Every week, parshaoftheweek.com brings you a rich selection of material on parshat hashavua, the weekly portion traditionally read in synagogues all over the world. Using both classic and contemporary material, we take a look at these portions in a fresh way, relating them to both ancient Jewish concerns as well as cutting-edge modern issues and topics. We also bring you material on the Jewish holidays, as well as insights into life cycle rituals and events...
Parshat Ha’azinu is a beautiful poem, a final effort by a soon-to-die Moshe to stir the Jewish people to a commitment to their covenant with God. The parsha, which speaks of both the Jewish past and future, and our relationship with God and his mitzvot (commandments), begins like this: “Listen, oh heavens and I will speak, and hear, oh earth, what I say”.
The obvious question is why does Moshe seem to address the heaven and earth – we thought he was meant to be talking to the Jewish people?

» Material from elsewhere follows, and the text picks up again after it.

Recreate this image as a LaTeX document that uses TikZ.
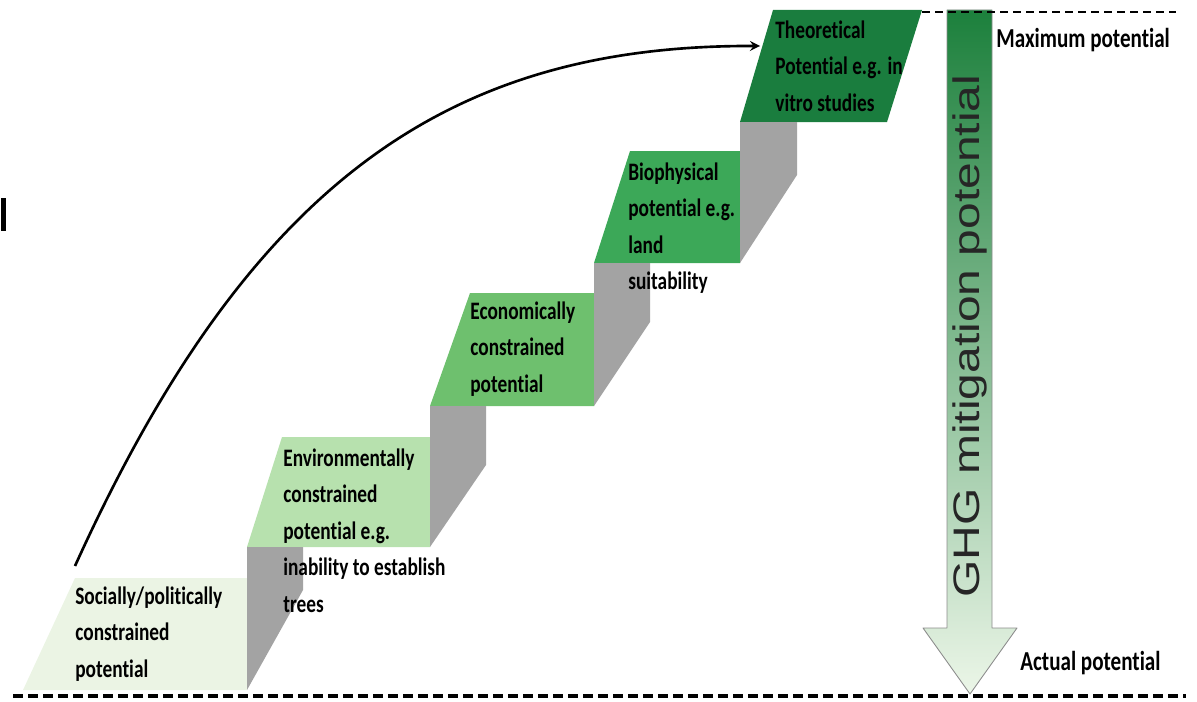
\documentclass[tikz,border=0pt]{standalone}
\usepackage{fontspec}
\setmainfont{Carlito}[Ligatures=NoCommon]
\newfontfamily\ghgfont{Liberation Sans}
\definecolor{stepa}{RGB}{235,244,228}
\definecolor{stepb}{RGB}{183,225,174}
\definecolor{stepc}{RGB}{110,192,110}
\definecolor{stepd}{RGB}{60,168,88}
\definecolor{stepe}{RGB}{26,125,62}
\definecolor{riser}{RGB}{163,163,163}
\definecolor{ghgtop}{RGB}{28,128,60}
\definecolor{ghgbot}{RGB}{236,246,232}
\begin{document}
\begin{tikzpicture}[x=0.2mm, y=-0.2mm, line join=round, >=stealth,
		steplabel/.style={anchor=north west, inner sep=0pt, align=left, yscale=1.3, transform shape, font=\bfseries\fontsize{11}{16}\selectfont},
		sidelabel/.style={anchor=west, inner sep=0pt, yscale=1.3, transform shape, font=\bfseries\fontsize{12}{14}\selectfont}]
				\useasboundingbox (0,0) rectangle (1197,701);
				\fill[stepa] (23,690)--(75,578)--(247,578)--(247,690)--cycle;
				\fill[stepb] (247,547)--(282,437)--(430,437)--(430,547)--cycle;
				\fill[stepc] (430,406)--(470,293)--(594,293)--(594,406)--cycle;
				\fill[stepd] (594,263)--(630,151)--(740,151)--(740,263)--cycle;
				\fill[stepe] (740,122)--(773,10)--(922,10)--(887,122)--cycle;
				\fill[riser] (247,547)--(303,547)--(303,590)--(247,690)--cycle;
				\fill[riser] (430,406)--(486,406)--(486,465)--(430,547)--cycle;
				\fill[riser] (594,263)--(650,263)--(650,322)--(594,406)--cycle;
				\fill[riser] (740,122)--(797,122)--(797,175)--(740,263)--cycle;
				\fill (1,198) rectangle (6,231);
				\path[draw=black!45, line width=0.5pt, top color=ghgtop, bottom color=ghgbot]
					(947,10)--(992,10)--(992,628)--(1017,628)--(970,694)--(923,628)--(947,628)--cycle;
				\node[rotate=90, xscale=1.3, transform shape, inner sep=0pt, text=black!85, font=\ghgfont\fontsize{21}{21}\selectfont] (ghg) at (970,336) {GHG mitigation potential};
				\draw[line width=1.3pt, dash pattern=on 1.6mm off 1mm] (922,12)--(1176,12);
				\draw[line width=2.2pt, dash pattern=on 2mm off 1mm] (13,696)--(1186,696);
				\node[steplabel] (s1) at (75,586) {Socially/politically\\constrained\\potential};
				\node[steplabel] (s2) at (283,448) {Environmentally\\constrained\\potential e.g.\\inability to establish\\trees};
				\node[steplabel] (s3) at (470,301) {Economically\\constrained\\potential};
				\node[steplabel] (s4) at (628,162) {Biophysical\\potential e.g.\\land\\suitability};
				\node[steplabel] (s5) at (775,20) {Theoretical\\Potential e.g. in\\vitro studies};
				\node[sidelabel] (maxp) at (996,40) {Maximum potential};
				\node[sidelabel] (actp) at (1020,663) {Actual potential};
				\coordinate (arcA) at (75,566);
				\coordinate (arcB) at (760,46);
				\draw[->, line width=1.5pt] (arcA) .. controls (250,180) and (450,45) .. (arcB);
			\end{tikzpicture}
\end{document}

Rashi, in his commentary, referencing the Midrash, explains: heaven and earth are eternal. Unlike Moshe, who is about to die, they will be here forever. Therefore, if the Jewish people ultimately, in the future, sin, and break the covenant, and then try to somehow argue out of being punished, the heaven and earth will be there to testify against them, and to affirm that they did, in fact, accept the Torah, agree to enter into a covenant with God, and have failed to live according to its laws and ethics. In addition, Rashi explains, if and when the Jewish people do the right thing, and keep the laws, then the heaven and earth will not only stand in witness for their sake, but they will reward them as well, with rain, good weather, and bountiful crops. If, on the other hand, they break the covenant, the same heaven and earth will first testify against them, and then punish them, with drought and famine.
One is tempted, of course, to understand this imagery as being metaphorical. After all, the heaven and earth have no free will, no cognition or volition, and they will not really testify for or against the Jewish people, or decide to reward or punish them.
If we think about it for a moment, however, we soon realize that Moshe’s addressing the heaven and earth, and making them the custodians, as it were, of the fate of the Jewish people, is no metaphor.
We now stand at the precipice, the very edge, of doing irreversible damage to our climate, our ecosystem, our heavens and earth. This past year saw remarkable excesses of heat, drought, wildfires, storms and flooding, all over the globe. Severe and dangerous climate change is already a reality. Species are becoming extinct at a remarkable rate, and the seas, which are rising, are being depleted of the life which once swarmed in their depths, and played such a large role in feeding us. The heavens and earth are doing their job – testifying to our greed, selfishness, and stupidity. With no need to anthropomorphize them, no need to grant them the powers of memory, speech or free will, the heavens and earth are, in their rapidly-increasing dysfunction, reminding us eloquently and forcefully what is right and what is wrong, what is good and what is evil, and quite naturally, showing us how we have chosen evil over good, death over life; and they are punishing us for it.
In just a few weeks we will be finishing the yearly cycle of the Torah portions and begin again at Bereshit – Genesis. There we will read that God commanded Adam and Eve to “conquer”, to take charge of the world He had just created, and to have dominion over all the animal and vegetable life in it. Only a fool would interpret this to mean that man may recklessly and selfishly conquer the world in a destructive manner – that he may do what he wants with it, the way a sadist or serial killer “conquers”, and does what he wants with his victims. On the contrary, we are the earth’s custodians: taking charge means taking care. That is our role here on earth.
The Torah, along with the Rabbis in their interpretations, warns us against the pointless destruction of the earth’s riches, and encourages in us a sense of wonder and gratitude for the bounty which God has given us. Using the world in a way which will deny its resources to our children and grandchildren is so wrong, so stupid, that it goes beyond selfish. After all, shouldn’t a normal, healthy amount of selfishness include wanting the best for my grandchildren? And their grandchildren? I just don’t know how to understand an approach to the world’s resources that condemns our descendants – in the not distant future - to a very difficult time here on earth.
As we begin a new year, and approach the end of the Torah cycle and the start of a new one, we must understand and come to terms with the role of the heavens and earth in rewarding and punishing our actions. This is not a metaphor, and not metaphysics. This is real, this is literal. Our selfish, thoughtless greed, expressed in dozens of ways daily, is destroying the world. This is the most basic, ultimate message for us here, as the Torah comes to a close and Moshe reaches the end of his life. My fear is that it may be too late for us to now start to heed it.